----- INFORMATION SUPPLIED

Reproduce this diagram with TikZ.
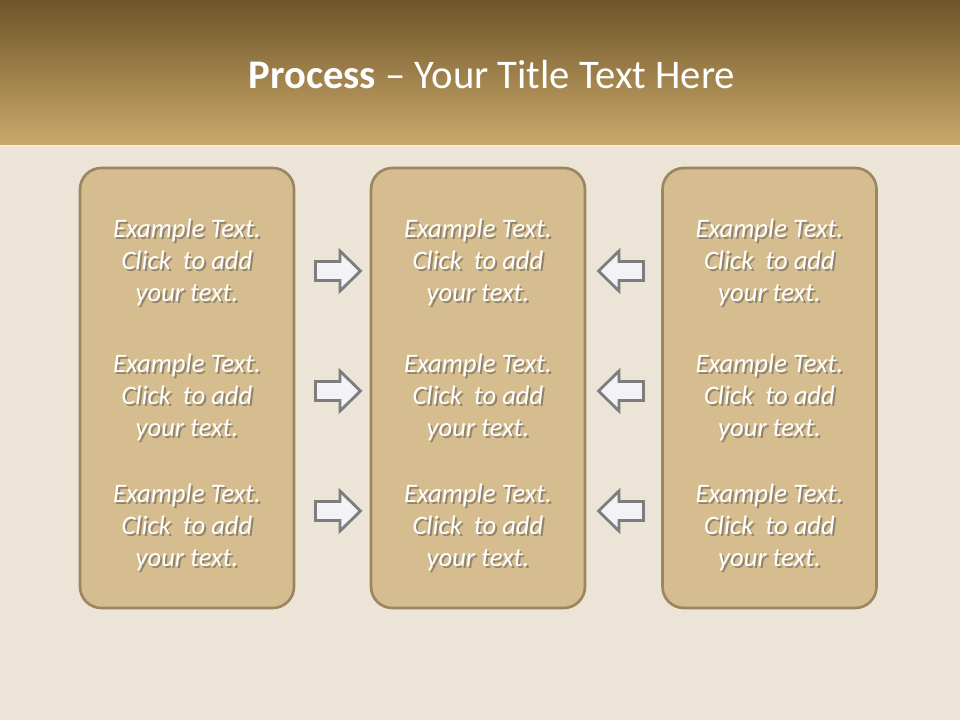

----------
----- INFORMATION SUPPLIED

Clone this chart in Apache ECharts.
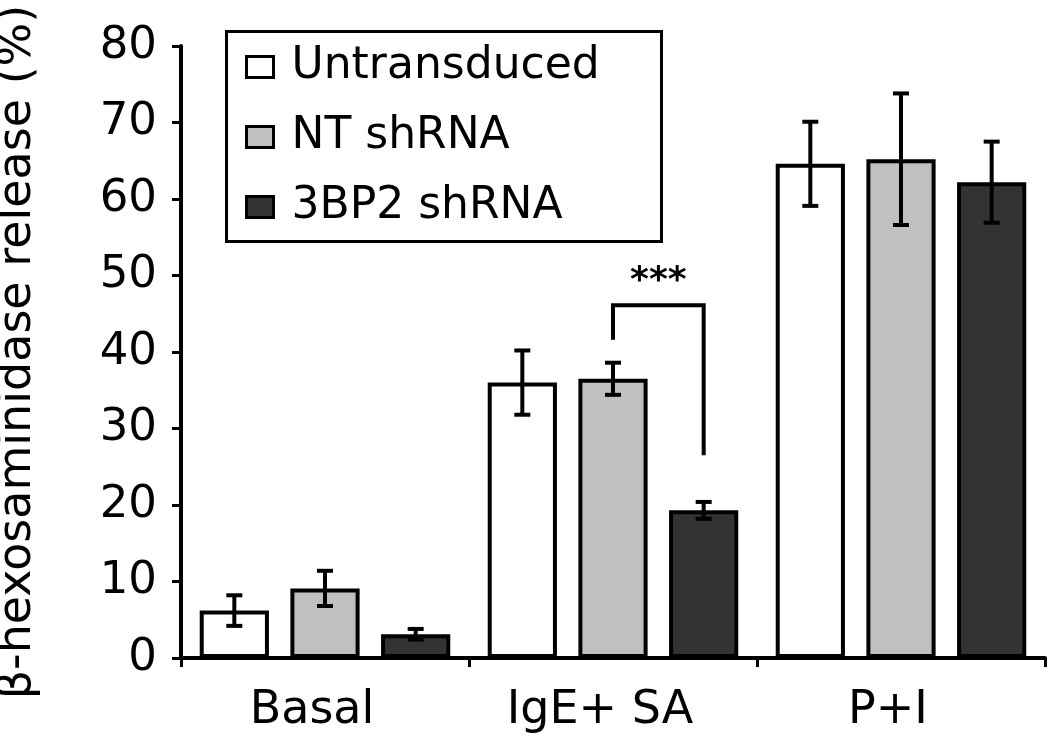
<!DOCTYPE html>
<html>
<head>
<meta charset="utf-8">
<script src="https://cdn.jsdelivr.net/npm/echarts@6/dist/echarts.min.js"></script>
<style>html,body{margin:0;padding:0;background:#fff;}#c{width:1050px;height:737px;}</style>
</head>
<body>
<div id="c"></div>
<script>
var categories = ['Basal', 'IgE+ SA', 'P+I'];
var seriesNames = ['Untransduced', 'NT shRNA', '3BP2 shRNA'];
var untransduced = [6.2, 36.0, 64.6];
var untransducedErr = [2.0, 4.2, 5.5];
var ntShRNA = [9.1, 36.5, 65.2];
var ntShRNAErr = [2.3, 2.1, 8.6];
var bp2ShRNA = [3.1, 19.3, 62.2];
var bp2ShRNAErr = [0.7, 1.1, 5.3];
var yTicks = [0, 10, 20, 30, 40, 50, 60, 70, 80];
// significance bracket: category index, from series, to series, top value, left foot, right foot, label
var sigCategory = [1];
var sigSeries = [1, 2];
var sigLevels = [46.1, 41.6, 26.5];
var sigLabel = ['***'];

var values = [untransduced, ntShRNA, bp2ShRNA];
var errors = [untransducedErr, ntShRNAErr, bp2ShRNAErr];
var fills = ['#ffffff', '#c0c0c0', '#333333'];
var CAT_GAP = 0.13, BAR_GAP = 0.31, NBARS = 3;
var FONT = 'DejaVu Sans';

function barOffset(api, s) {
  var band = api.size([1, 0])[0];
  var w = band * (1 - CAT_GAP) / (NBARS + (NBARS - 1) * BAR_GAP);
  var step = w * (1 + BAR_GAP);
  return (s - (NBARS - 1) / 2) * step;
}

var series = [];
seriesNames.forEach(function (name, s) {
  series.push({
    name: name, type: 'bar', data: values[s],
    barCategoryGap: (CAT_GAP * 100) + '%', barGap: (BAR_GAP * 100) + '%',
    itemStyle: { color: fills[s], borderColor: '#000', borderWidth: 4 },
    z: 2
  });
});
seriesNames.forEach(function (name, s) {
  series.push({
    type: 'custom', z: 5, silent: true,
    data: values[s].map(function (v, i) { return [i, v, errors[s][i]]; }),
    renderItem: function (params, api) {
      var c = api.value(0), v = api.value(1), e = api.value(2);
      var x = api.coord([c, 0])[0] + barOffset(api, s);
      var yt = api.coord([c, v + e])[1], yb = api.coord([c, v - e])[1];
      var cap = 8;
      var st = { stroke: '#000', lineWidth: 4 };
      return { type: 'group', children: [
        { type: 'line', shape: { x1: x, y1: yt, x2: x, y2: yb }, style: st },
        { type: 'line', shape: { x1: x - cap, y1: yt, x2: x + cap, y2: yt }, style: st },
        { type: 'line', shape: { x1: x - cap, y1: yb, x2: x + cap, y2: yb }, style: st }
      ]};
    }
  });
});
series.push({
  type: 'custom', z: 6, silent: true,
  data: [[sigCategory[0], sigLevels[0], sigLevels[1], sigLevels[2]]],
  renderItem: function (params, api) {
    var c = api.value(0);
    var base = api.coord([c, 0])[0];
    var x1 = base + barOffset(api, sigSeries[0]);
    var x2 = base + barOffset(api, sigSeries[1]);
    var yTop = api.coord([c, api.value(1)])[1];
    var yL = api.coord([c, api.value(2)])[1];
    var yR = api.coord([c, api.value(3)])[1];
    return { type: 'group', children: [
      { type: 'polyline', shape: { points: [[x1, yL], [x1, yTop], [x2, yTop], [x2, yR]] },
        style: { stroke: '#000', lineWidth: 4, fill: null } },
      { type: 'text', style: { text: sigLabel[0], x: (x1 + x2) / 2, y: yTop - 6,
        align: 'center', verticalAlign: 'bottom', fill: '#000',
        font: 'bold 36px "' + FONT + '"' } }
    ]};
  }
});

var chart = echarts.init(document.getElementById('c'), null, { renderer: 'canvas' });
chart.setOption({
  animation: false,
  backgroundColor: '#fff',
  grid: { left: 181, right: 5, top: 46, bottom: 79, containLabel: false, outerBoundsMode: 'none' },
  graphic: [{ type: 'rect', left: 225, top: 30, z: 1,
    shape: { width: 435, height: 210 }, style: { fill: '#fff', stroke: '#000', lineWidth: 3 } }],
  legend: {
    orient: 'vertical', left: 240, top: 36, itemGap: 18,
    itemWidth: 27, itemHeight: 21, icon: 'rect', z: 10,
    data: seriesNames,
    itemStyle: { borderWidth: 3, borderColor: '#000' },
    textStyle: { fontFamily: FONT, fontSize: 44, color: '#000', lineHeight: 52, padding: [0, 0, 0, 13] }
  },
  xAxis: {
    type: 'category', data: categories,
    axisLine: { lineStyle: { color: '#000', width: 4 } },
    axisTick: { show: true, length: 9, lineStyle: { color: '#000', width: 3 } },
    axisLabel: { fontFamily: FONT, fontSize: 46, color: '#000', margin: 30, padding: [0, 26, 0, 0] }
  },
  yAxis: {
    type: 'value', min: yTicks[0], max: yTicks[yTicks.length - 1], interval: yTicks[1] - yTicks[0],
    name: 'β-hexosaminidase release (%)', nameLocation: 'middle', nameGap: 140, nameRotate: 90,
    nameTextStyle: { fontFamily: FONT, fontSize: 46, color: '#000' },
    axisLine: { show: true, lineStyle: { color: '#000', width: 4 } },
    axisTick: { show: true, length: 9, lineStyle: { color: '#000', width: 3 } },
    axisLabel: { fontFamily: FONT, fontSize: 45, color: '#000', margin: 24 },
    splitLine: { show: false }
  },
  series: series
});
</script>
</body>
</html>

----------

WRITTEN EXERCISE:
In the listing, find all lines with the string "this" and copy them.

ANSWER IN FULL:
Reproduce this diagram with TikZ.
Clone this chart in Apache ECharts.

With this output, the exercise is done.